John McDowell, an heir of Sellars's research program, repeats this point in
Mind and World:
To avoid making it unintelligible how the deliverances of sensibility can stand in grounding relations to paradigmatic exercises of the understanding such as judgements and beliefs, we must conceive this co-operation in a quite particular way: we must insist that the understanding is already inextricably implicated in the deliverances of sensibility themselves. Experiences are impressions made by the world on our senses, products of receptivity; but those impressions already have conceptual content. (1994, p. 46; emphasis added)
So at first glance McDowell seems to be siding with Kant and traditional philosophy, but the matter is more complicated than that.
When Dreyfus points to McDowell, he does so in the same way that McDowell makes use of Davidson:
Someone... might suppose Donald Davidson figures... as an enemy. I hope it is clear to less superficial readers... that I single out Davidson's work for criticism as a mark of respect. I define my stance against his by way of a contrast that it would be easy to relegate to the edges of the picture, with massive agreement in the centre. (McDowell, 1994, p. viii)
Indeed, in a subsequent essay Dreyfus (2005) points to the common ground the two seem to share with Merleau-Ponty:
An experiencing and acting subject is a living thing, with active and passive bodily powers that are genuinely her own; she is herself embodied, substantially present in the world that she experiences and acts on. This is a framework for reflection that really stands a chance of making traditional philosophy obsolete. (McDowell, 1994, p. 111; emphasis added)
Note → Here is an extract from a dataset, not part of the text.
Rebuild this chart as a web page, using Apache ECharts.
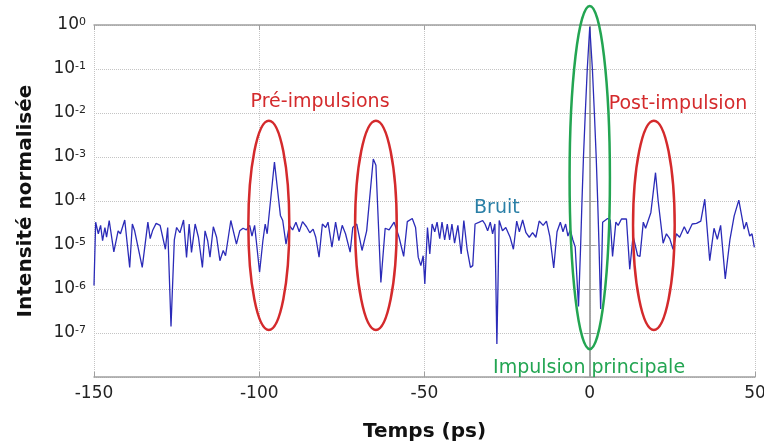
<!DOCTYPE html>
<html lang="fr">
<head>
<meta charset="UTF-8">
<title>Intensité normalisée</title>
<script src="https://cdn.jsdelivr.net/npm/echarts@6/dist/echarts.min.js"></script>
<style>
  html, body { margin: 0; padding: 0; background: #fff; }
  #chart { width: 764px; height: 448px; }
</style>
</head>
<body>
<div id="chart"></div>
<script>
// temps (ps) et intensité normalisée
var times = [
  -150, -149.5, -148.7, -148, -147.4, -146.7, -146.2, -145.4, -144, -142.7,
  -142, -140.7, -139.2, -138.4, -137.7, -137.2, -135.4, -133.7, -133, -132.2,
  -131.2, -130, -128.4, -127.7, -126.7, -125.7, -125, -124, -122.9, -122,
  -121.2, -120.5, -119.4, -118.4, -117.2, -116.4, -115.6, -114.9, -113.9, -112.9,
  -111.9, -110.9, -110.2, -108.6, -106.9, -105.9, -104.9, -103.9, -102.9, -102.2,
  -101.4, -100.9, -99.9, -98.9, -98.2, -97.6, -95.4, -93.6, -92.9, -91.9,
  -90.9, -89.9, -88.9, -87.9, -86.9, -85.7, -84.7, -83.7, -82.9, -81.9,
  -80.9, -79.9, -79.2, -78, -76.9, -75.9, -74.9, -73.9, -72.5, -71.7,
  -70.5, -68.9, -67.5, -65.5, -64.7, -63.2, -61.9, -60.7, -59.2, -57.7,
  -56.3, -55.2, -53.7, -52.7, -51.9, -51.1, -50.4, -49.9, -49.1, -48.4,
  -47.7, -46.9, -46.2, -45.4, -44.7, -43.9, -43.1, -42.4, -41.7, -40.9,
  -39.9, -38.9, -38.1, -37.1, -36.1, -35.4, -34.7, -33.4, -32.4, -31.7,
  -30.9, -30.1, -29.4, -28.7, -28.1, -27.4, -26.4, -25.4, -24.1, -23.1,
  -22.1, -21.3, -20.3, -19.3, -18.3, -17.3, -16.3, -15.3, -14.1, -13.1,
  -12.1, -10.9, -9.9, -8.9, -8.1, -7.3, -6.6, -5.9, -5.1, -4.4,
  -3.4, -2.75, -2.35, -1.9, -1.35, -0.75, 0, 0.8, 1.4, 1.95,
  2.4, 2.8, 3.3, 3.9, 5.4, 6.2, 6.9, 7.9, 8.6, 9.6,
  11.1, 12.1, 13.1, 14.5, 15.2, 16.2, 16.9, 18.5, 19.9, 20.7,
  22.2, 23.2, 24.2, 25.2, 26.2, 27.2, 28.6, 29.6, 31, 32.3,
  33.6, 34.8, 36.3, 37.6, 38.6, 39.6, 41, 42.4, 43.7, 45.1,
  46.7, 47.4, 48.4, 49.1, 49.8
];
var intensity = [
  1.2e-6, 3.3e-5, 1.8e-5, 2.8e-5, 1.25e-5, 2.5e-5, 1.5e-5, 3.6e-5, 7e-6, 2.1e-5,
  1.8e-5, 3.7e-5, 3.1e-6, 3e-5, 2.1e-5, 2.3e-5, 3.1e-6, 3.3e-5, 1.4e-5, 2.2e-5,
  3.1e-5, 2.8e-5, 8e-6, 2.5e-5, 1.4e-7, 1.3e-5, 2.5e-5, 1.9e-5, 3.7e-5, 5.2e-6,
  3e-5, 6.8e-6, 3e-5, 1.5e-5, 3.1e-6, 2.1e-5, 1.25e-5, 5.3e-6, 2.6e-5, 1.5e-5,
  4.4e-6, 7.5e-6, 5.7e-6, 3.6e-5, 1.05e-5, 2.1e-5, 2.4e-5, 2.2e-5, 2.8e-5, 1.6e-5,
  2.8e-5, 1.25e-5, 2.4e-6, 1.25e-5, 3e-5, 1.8e-5, 7.7e-4, 4.7e-5, 3.6e-5, 1.05e-5,
  2.8e-5, 2.2e-5, 3.3e-5, 2e-5, 3.4e-5, 2.6e-5, 1.9e-5, 2.3e-5, 1.5e-5, 5.3e-6,
  3e-5, 2.5e-5, 3.3e-5, 8.9e-6, 3.3e-5, 1.25e-5, 2.8e-5, 1.8e-5, 6.9e-6, 2.5e-5,
  3e-5, 7.5e-6, 2.1e-5, 9e-4, 6.5e-4, 1.4e-6, 2.4e-5, 2.2e-5, 3.3e-5, 1.5e-5,
  5.5e-6, 3.4e-5, 4e-5, 2.5e-5, 5.3e-6, 3.4e-6, 5.7e-6, 1.3e-6, 2.5e-5, 6.3e-6,
  3e-5, 2e-5, 3.3e-5, 1.4e-5, 3.3e-5, 1.3e-5, 3e-5, 1.3e-5, 3e-5, 1.1e-5,
  2.8e-5, 6.3e-6, 3.6e-5, 8e-6, 3.1e-6, 3.4e-6, 3e-5, 3.3e-5, 3.6e-5, 3e-5,
  2.1e-5, 3.3e-5, 1.8e-5, 3e-5, 5.6e-8, 3.6e-5, 2.1e-5, 2.5e-5, 1.5e-5, 8e-6,
  3.5e-5, 2e-5, 3.7e-5, 1.9e-5, 1.5e-5, 1.9e-5, 1.5e-5, 3.5e-5, 2.8e-5, 3.5e-5,
  1.6e-5, 3e-6, 2e-5, 3.3e-5, 2e-5, 3e-5, 1.6e-5, 2.2e-5, 1.3e-5, 9e-6,
  4e-7, 1e-5, 1e-4, 1e-3, 1e-2, 1e-1, 0.9, 1e-1, 1e-2, 1e-3,
  1e-4, 1e-5, 3.5e-7, 3.3e-5, 4e-5, 3.7e-5, 5.5e-6, 3.3e-5, 2.8e-5, 3.9e-5,
  3.9e-5, 2.8e-6, 1.6e-5, 5.7e-6, 5.5e-6, 3.3e-5, 2.4e-5, 5.5e-5, 4.4e-4, 1e-4,
  1.1e-5, 1.8e-5, 1.4e-5, 8e-6, 1.8e-5, 1.5e-5, 2.6e-5, 1.8e-5, 3e-5, 3.1e-5,
  3.5e-5, 1.1e-4, 4.4e-6, 2.4e-5, 1.35e-5, 2.8e-5, 1.7e-6, 1.3e-5, 4.6e-5, 1.05e-4,
  2.3e-5, 3.3e-5, 1.6e-5, 1.8e-5, 8.8e-6
];

var xTicks = [-150, -100, -50, 0, 50];

// annotations (centre en ps, demi-largeur en ps, haut et bas en intensité)
var ellipses = [
  { x: -97.1, hw: 6.2, top: 6.7e-3, bottom: 1.17e-7, color: '#d42a2c' },
  { x: -64.7, hw: 6.3, top: 6.7e-3, bottom: 1.17e-7, color: '#d42a2c' },
  { x: 19.4, hw: 6.3, top: 6.7e-3, bottom: 1.17e-7, color: '#d42a2c' },
  { x: 0, hw: 6.1, top: 2.7, bottom: 4.3e-8, color: '#23a552' }
];
var notes = [
  { text: 'Pré-impulsions', x: -81.6, y: 1.78e-2, color: '#d42a2c' },
  { text: 'Post-impulsion', x: 26.7, y: 1.6e-2, color: '#d42a2c' },
  { text: 'Bruit', x: -28.1, y: 6.9e-5, color: '#2a7fa6' },
  { text: 'Impulsion principale', x: -0.2, y: 1.6e-8, color: '#23a552' }
];

var FONT = 'DejaVu Sans';
var chart = echarts.init(document.getElementById('chart'));

var gridLine = { show: true, lineStyle: { color: '#c4c4c4', type: 'dotted', width: 1 } };
var boxLine = { show: true, lineStyle: { color: '#a0a0a0', width: 1.5 } };

var option = {
  animation: false,
  backgroundColor: '#fff',
  grid: { left: 94, top: 25, right: 9, bottom: 71, show: false, outerBoundsMode: 'none' },
  xAxis: [{
    type: 'value', min: -150, max: 50, interval: 50,
    name: 'Temps (ps)', nameLocation: 'middle', nameGap: 45,
    nameTextStyle: { fontFamily: FONT, fontSize: 20, fontWeight: 'bold', color: '#111' },
    axisLine: boxLine,
    axisTick: { show: true, inside: true, length: 5, lineStyle: { color: '#a0a0a0' } },
    axisLabel: { fontFamily: FONT, fontSize: 17, color: '#222', margin: 8,
      formatter: function (v) { return xTicks.indexOf(v) >= 0 ? String(v) : ''; } },
    splitLine: gridLine
  }, {
    type: 'value', min: -150, max: 50, interval: 50, position: 'top',
    axisLine: boxLine,
    axisTick: { show: true, inside: true, length: 5, lineStyle: { color: '#a0a0a0' } },
    axisLabel: { show: false }, splitLine: { show: false }
  }],
  yAxis: [{
    type: 'log', logBase: 10, min: 1e-8, max: 1, interval: 1,
    name: 'Intensité normalisée', nameLocation: 'middle', nameGap: 58,
    nameTextStyle: { fontFamily: FONT, fontSize: 20, fontWeight: 'bold', color: '#111' },
    axisLine: boxLine,
    axisTick: { show: true, inside: true, length: 6, lineStyle: { color: '#a0a0a0' } },
    axisLabel: {
      margin: 8,
      formatter: function (v) {
        var e = Math.round(Math.log10(v));
        if (e <= -8) return '';
        return '{b|10}{s|' + e + '}';
      },
      rich: {
        b: { fontFamily: FONT, fontSize: 17, color: '#222' },
        s: { fontFamily: FONT, fontSize: 11, color: '#222', verticalAlign: 'top' }
      }
    },
    splitLine: gridLine
  }, {
    type: 'log', logBase: 10, min: 1e-8, max: 1, interval: 1, position: 'right',
    axisLine: boxLine,
    axisTick: { show: true, inside: true, length: 6, lineStyle: { color: '#a0a0a0' } },
    axisLabel: { show: false }, splitLine: { show: false }
  }],
  series: [{
    type: 'line',
    data: times.map(function (t, i) { return [t, intensity[i]]; }),
    showSymbol: false,
    lineStyle: { color: '#2b2bb8', width: 1.3 },
    z: 3
  }]
};
chart.setOption(option);

// ellipses et textes placés en coordonnées de données
var gfx = [];
ellipses.forEach(function (e) {
  var c = chart.convertToPixel({ gridIndex: 0 }, [e.x, e.top]);
  var b = chart.convertToPixel({ gridIndex: 0 }, [e.x + e.hw, e.bottom]);
  gfx.push({
    type: 'ellipse',
    shape: { cx: c[0], cy: (c[1] + b[1]) / 2, rx: b[0] - c[0], ry: (b[1] - c[1]) / 2 },
    style: { fill: 'none', stroke: e.color, lineWidth: 2.5 },
    z: 10
  });
});
notes.forEach(function (n) {
  var p = chart.convertToPixel({ gridIndex: 0 }, [n.x, n.y]);
  gfx.push({
    type: 'text', x: p[0], y: p[1], z: 11,
    style: { text: n.text, fill: n.color, font: '19px "' + FONT + '"', align: 'center', verticalAlign: 'middle' }
  });
});
chart.setOption({ graphic: gfx });
</script>
</body>
</html>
In the context of a full-blown pragmatism, impressions can come into their own as precisely a mode of openness to the world. And something similar goes for at least some of Rorty's other "tertia." Conceptual schemes or perspectives need not be one side of the exploded dualism of scheme and world. Thus innocently conceived, schemes or perspectives can be seen as embodied in languages or cultural traditions. So languages and traditions can figure not as "tertia" that would threaten to make our grip on the world philosophically problematic, but as constitutive of our unproblematic openness to the world. (McDowell, 1994, p. 155; emphasis added)
McDowell is trying to overcome a problematic framework, the dualism of reason and nature, and in order to do so extends the sovereignty of conceptual normativity to encompass perceptual receptivity. His main concern is to ensure that (linguistic) judgments are accountable to the world. (That is, to make sure they are not simply
in the world, but also
about the world) After all, if he is to follow the Quine-Davidson line of thought that argues "truth" is not a matter of correspondence, but rather of
coherence, a substantial word-world gap proves troublesome. For example, how can someone's claim that "the field of grass is green" be true or false if the truth conditions of the statement do not correspond to the world?
McDowell does not provide us with an account of how objects of perception become objects of thought. Todes does and in effect argues that the judgments of nonconceptual practical perception (judgments of this type don't figure in McDowell [1994]) can be transformed into judgments of thought. Part of the disagreement about the extent to which experience is conceptual rests on the different understandings of "conceptual" that McDowell and Todes employ. Rouse (2005) touches on this matter, but I'm not able to comment yet.
Ultimately, Dreyfus's point is that "Todes’s Body and World can be read as a significant anticipatory response to McDowell’s Mind and World." Hence the name change from the original The Human Body as Material Subject of the World to the posthumous Body and World.